Would you mind unpacking what you see as your addiction to 4chan? Are there specific boards you frequent? As an infrequent reader of /fit/ and /biz/, I'm having trouble wrapping my head around your experience.
Nobody quits that website. I've tried a few times. Meanwhile I was able to quit FB in one evening and haven't been back.
I quit the website some years ago, though I never posted or commented very often to begin with. Once I managed to get off it for long enough, going back became shocking. Seeing /b/ with fresh eyes made me never want to go back, and I haven't. There are better places.

I have a similar story with Reddit, though that addiction was more recent and harder to break.

Facebook was easy. I refuse to use Twitter or Tiktok because I know what will happen.

I don't think my HN problem is quite bad enough to want to quit entirely, but I do want to read it less. The same goes for Instagram, Snapchat, and YouTube. Moderation is proving to be much harder than quitting entirely.

I think I'm very lucky because my interactions with social media tend to be very reserved. I almost never post anything anywhere, I just passively consume.

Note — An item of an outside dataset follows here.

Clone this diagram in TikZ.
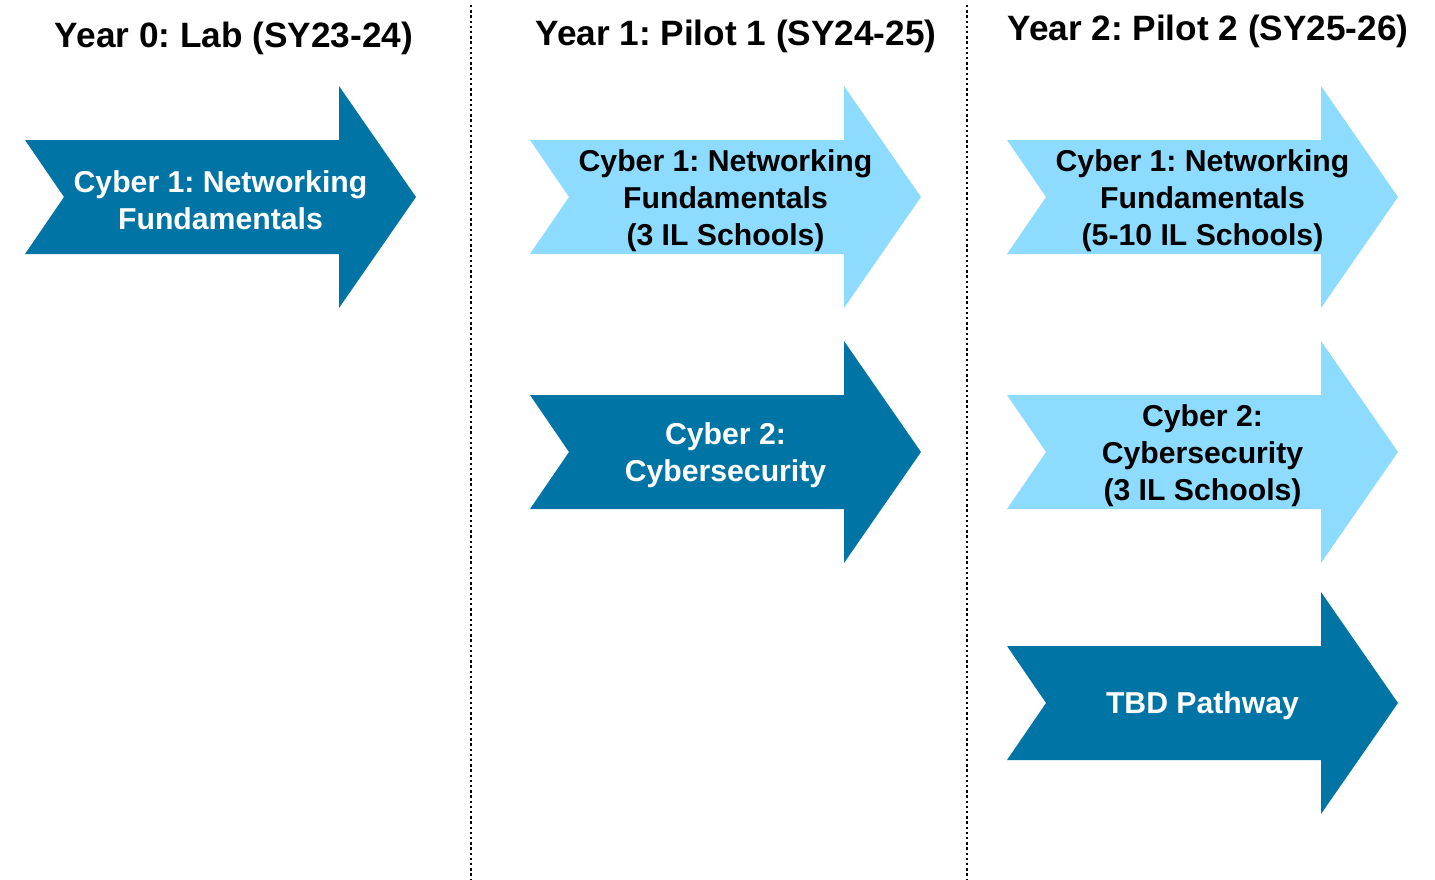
\documentclass[tikz,border=0pt]{standalone}
\usepackage{fontspec}
\setmainfont{Liberation Sans}
\frenchspacing
\definecolor{darkarr}{HTML}{0174A6}
\definecolor{lightarr}{HTML}{8DDCFF}
\newcommand\chevron[3]{% left x, center y, colour
  \fill[#3] (#1,#2-57) -- (#1+314,#2-57) -- (#1+314,#2-111) -- (#1+391,#2)
    -- (#1+314,#2+111) -- (#1+314,#2+57) -- (#1,#2+57) -- (#1+39,#2) -- cycle;}
\begin{document}
\begin{tikzpicture}[x=0.5pt,y=-0.5pt,
  header/.style={font=\fontsize{17.6}{21}\selectfont\bfseries, inner sep=0pt},
  arrtext/.style={font=\fontsize{15.1}{18.5}\selectfont\bfseries, align=center, inner sep=0pt},
  ondark/.style={arrtext, text=white},
  onlight/.style={arrtext, text=black},
  divider/.style={line width=1.15pt, dash pattern=on 1.15pt off 1.45pt}]
\useasboundingbox (0,0) rectangle (1435,879);
% dividers
\coordinate (d1t) at (471,5);  \coordinate (d1b) at (471,879);
\coordinate (d2t) at (967,5);  \coordinate (d2b) at (967,879);
\draw[divider] (d1t) -- (d1b);
\draw[divider] (d2t) -- (d2b);
% headers
\node[header] (h0) at (234,38) {Year 0: Lab (SY23-24)};
\node[header] (h1) at (736,36) {Year 1: Pilot 1 (SY24-25)};
\node[header] (h2) at (1208,31) {Year 2: Pilot 2 (SY25-26)};
% arrows
\chevron{25}{197}{darkarr}
\node[ondark] (a0) at (220.5,200) {Cyber 1: Networking\\Fundamentals};
\chevron{530}{197}{lightarr}
\node[onlight] (a11) at (725.5,201) {Cyber 1: Networking\\Fundamentals\\(3 IL Schools)};
\chevron{530}{452}{darkarr}
\node[ondark] (a12) at (725.5,455) {Cyber 2:\\Cybersecurity};
\chevron{1007}{197}{lightarr}
\node[onlight] (a21) at (1202.5,201) {Cyber 1: Networking\\Fundamentals\\(5-10 IL Schools)};
\chevron{1007}{452}{lightarr}
\node[onlight] (a22) at (1202.5,456) {Cyber 2:\\Cybersecurity\\(3 IL Schools)};
\chevron{1007}{703}{darkarr}
\node[ondark] (a23) at (1202.5,706) {TBD Pathway};
\end{tikzpicture}
\end{document}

> I don't think my HN problem is quite bad enough to want to quit entirely, but I do want to read it less

For me, social media is a problem when I'm pulling out my phone to use it when I'm on vacation or in the presence of other people.

I have no problem going weeks without checking HN if I'm on vacation, and I don't think I've ever checked HN while at lunch with friends.

By contrast, I check FB more when I'm around other people — it's as if there's a social element to it, and some popularity signaling. If everyone else around the table is checking their notifications, then it makes me look like I've got nothing going on if I'm not checking my notifications also.

Creating a 4chan support group for ex-users would be very challenging.

How many other 4chan addicts do you know in person?

Maybe just internet addiction then? Broaden the tent.